REQUIRED WORK:
Give again only the lines running from the one with "Reproduce this diagram with TikZ." through the one with "solid, line width=1.6pt]", inclusive. Omit every picture.
* BEGIN TASK INPUT *
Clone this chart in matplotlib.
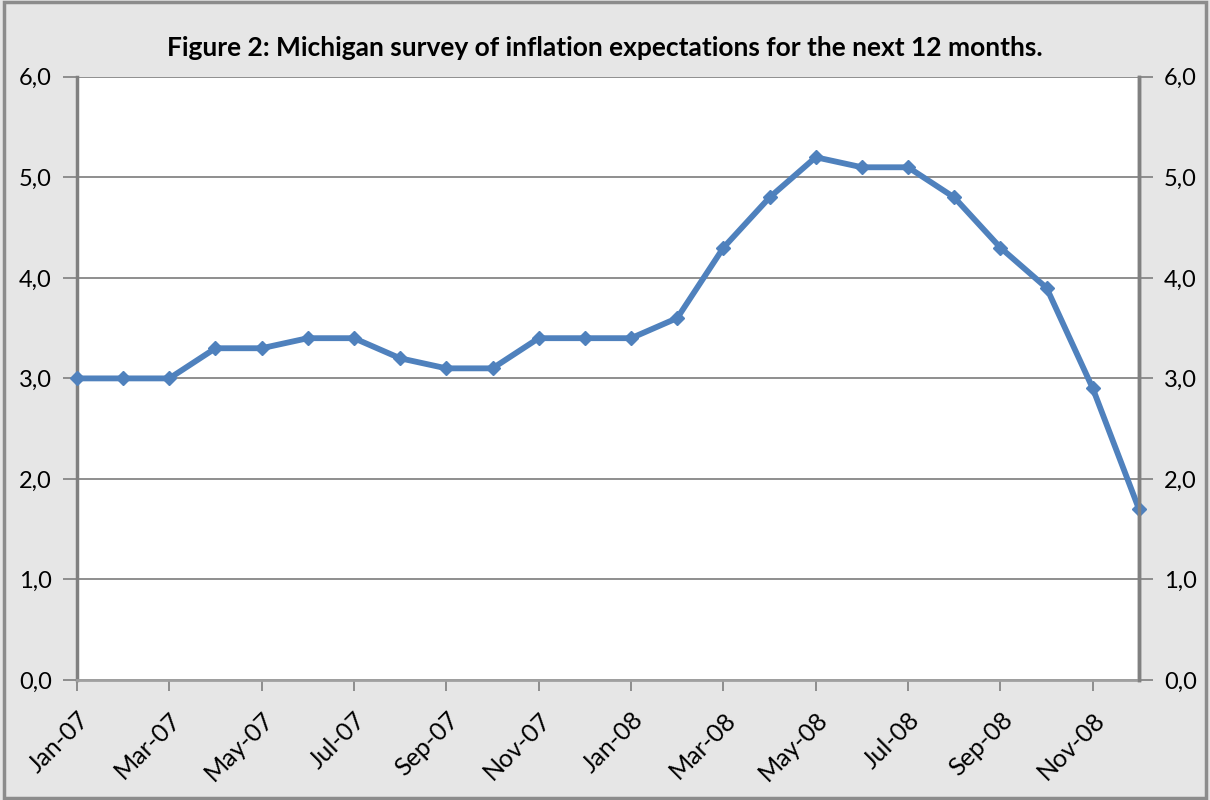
* END TASK INPUT *
* BEGIN TASK INPUT *
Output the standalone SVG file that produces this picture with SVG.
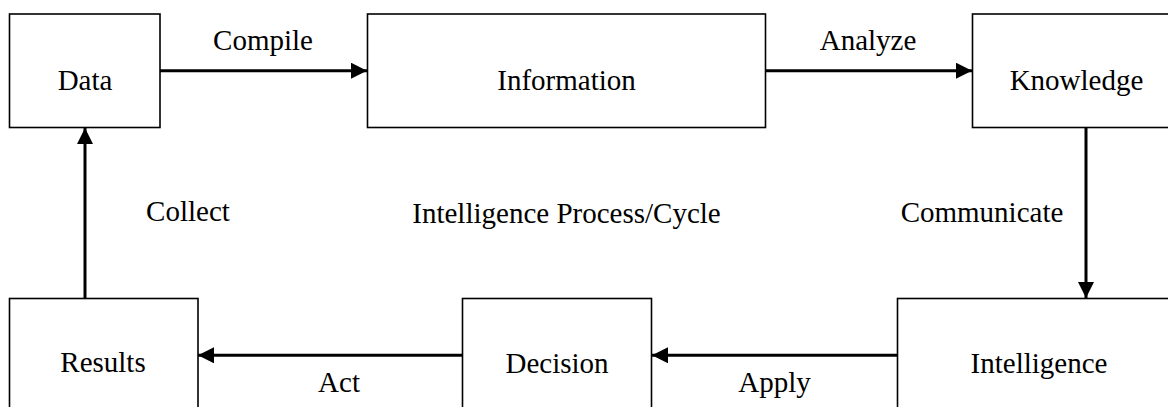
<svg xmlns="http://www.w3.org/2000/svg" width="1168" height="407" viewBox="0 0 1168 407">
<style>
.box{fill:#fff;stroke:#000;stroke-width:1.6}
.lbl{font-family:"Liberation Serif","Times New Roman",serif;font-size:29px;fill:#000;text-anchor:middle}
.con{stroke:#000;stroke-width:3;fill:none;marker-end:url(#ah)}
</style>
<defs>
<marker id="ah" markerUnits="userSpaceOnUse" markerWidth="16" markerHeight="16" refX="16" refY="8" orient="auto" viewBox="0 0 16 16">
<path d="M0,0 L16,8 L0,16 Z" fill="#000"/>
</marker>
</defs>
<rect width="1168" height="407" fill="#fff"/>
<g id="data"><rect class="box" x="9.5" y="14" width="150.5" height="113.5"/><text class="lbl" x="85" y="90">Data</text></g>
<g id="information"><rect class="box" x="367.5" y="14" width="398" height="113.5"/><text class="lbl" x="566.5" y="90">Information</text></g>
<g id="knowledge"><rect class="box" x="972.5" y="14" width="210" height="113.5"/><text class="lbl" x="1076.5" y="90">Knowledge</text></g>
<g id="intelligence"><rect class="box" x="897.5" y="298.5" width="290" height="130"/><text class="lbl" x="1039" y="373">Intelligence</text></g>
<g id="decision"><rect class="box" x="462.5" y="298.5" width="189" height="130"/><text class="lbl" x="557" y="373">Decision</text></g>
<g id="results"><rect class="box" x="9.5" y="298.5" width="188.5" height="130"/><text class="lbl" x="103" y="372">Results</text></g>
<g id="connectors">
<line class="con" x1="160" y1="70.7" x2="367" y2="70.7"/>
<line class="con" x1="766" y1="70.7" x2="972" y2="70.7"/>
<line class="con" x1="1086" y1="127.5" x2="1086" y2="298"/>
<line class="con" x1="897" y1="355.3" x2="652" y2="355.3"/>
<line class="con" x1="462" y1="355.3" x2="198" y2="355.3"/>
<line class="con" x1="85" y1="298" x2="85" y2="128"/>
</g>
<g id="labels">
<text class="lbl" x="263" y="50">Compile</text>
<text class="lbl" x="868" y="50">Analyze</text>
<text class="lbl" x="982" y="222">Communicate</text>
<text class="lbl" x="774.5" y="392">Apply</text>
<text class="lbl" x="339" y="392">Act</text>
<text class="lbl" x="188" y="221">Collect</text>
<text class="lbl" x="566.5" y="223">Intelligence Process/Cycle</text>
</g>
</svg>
* END TASK INPUT *
* BEGIN TASK INPUT *
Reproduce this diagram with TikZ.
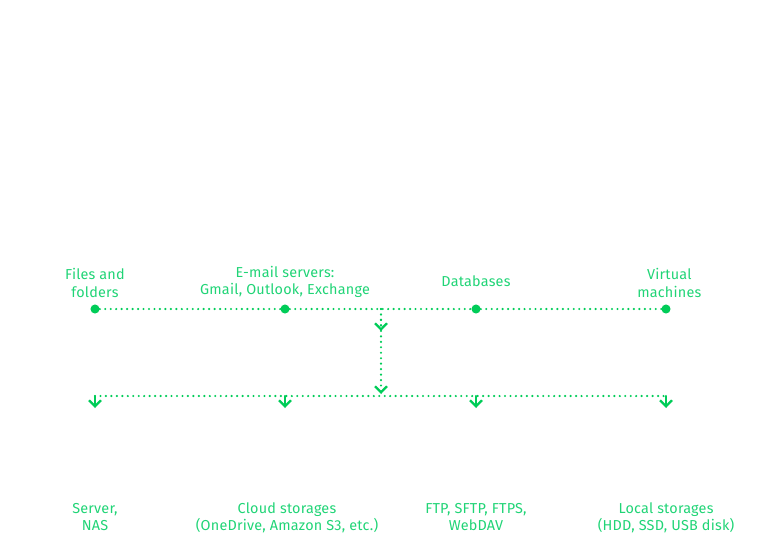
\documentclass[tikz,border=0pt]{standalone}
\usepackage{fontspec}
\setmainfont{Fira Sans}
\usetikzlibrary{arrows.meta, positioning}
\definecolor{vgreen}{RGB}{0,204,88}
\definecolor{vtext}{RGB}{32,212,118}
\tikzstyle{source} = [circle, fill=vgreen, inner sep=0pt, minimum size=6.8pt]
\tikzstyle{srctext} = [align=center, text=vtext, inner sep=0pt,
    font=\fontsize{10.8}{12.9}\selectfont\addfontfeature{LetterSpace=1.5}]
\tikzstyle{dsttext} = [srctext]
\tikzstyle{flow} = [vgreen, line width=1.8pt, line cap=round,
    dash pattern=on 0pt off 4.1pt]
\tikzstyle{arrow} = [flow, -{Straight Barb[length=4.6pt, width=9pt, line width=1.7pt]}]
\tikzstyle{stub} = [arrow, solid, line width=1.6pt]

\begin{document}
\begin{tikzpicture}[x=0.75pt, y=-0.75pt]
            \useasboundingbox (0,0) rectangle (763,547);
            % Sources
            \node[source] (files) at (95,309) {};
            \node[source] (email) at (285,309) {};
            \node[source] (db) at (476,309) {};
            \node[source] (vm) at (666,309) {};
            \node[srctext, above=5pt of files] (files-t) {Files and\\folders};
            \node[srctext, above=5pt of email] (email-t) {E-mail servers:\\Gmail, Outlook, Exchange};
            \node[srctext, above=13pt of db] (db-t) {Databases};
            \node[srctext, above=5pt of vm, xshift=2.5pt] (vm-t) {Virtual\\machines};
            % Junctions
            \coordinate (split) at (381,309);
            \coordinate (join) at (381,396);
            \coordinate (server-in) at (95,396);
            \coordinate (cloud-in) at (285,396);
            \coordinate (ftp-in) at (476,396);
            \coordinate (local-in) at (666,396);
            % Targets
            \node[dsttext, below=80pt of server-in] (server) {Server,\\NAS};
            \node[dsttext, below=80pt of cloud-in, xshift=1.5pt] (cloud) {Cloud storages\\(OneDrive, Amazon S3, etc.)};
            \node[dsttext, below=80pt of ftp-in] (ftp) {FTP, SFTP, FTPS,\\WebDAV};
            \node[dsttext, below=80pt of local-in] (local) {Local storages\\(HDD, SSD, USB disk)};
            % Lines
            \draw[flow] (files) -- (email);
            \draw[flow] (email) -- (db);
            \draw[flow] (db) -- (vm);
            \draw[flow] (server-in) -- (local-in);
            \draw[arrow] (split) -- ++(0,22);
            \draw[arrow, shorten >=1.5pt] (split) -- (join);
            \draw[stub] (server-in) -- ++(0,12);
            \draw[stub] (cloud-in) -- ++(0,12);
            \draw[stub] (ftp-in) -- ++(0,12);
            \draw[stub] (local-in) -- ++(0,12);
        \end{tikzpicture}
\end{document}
* END TASK INPUT *
COMPLETED TASK:
Reproduce this diagram with TikZ.
\documentclass[tikz,border=0pt]{standalone}
\usepackage{fontspec}
\setmainfont{Fira Sans}
\usetikzlibrary{arrows.meta, positioning}
\definecolor{vgreen}{RGB}{0,204,88}
\definecolor{vtext}{RGB}{32,212,118}
\tikzstyle{source} = [circle, fill=vgreen, inner sep=0pt, minimum size=6.8pt]
\tikzstyle{srctext} = [align=center, text=vtext, inner sep=0pt,
    font=\fontsize{10.8}{12.9}\selectfont\addfontfeature{LetterSpace=1.5}]
\tikzstyle{dsttext} = [srctext]
\tikzstyle{flow} = [vgreen, line width=1.8pt, line cap=round,
    dash pattern=on 0pt off 4.1pt]
\tikzstyle{arrow} = [flow, -{Straight Barb[length=4.6pt, width=9pt, line width=1.7pt]}]
\tikzstyle{stub} = [arrow, solid, line width=1.6pt]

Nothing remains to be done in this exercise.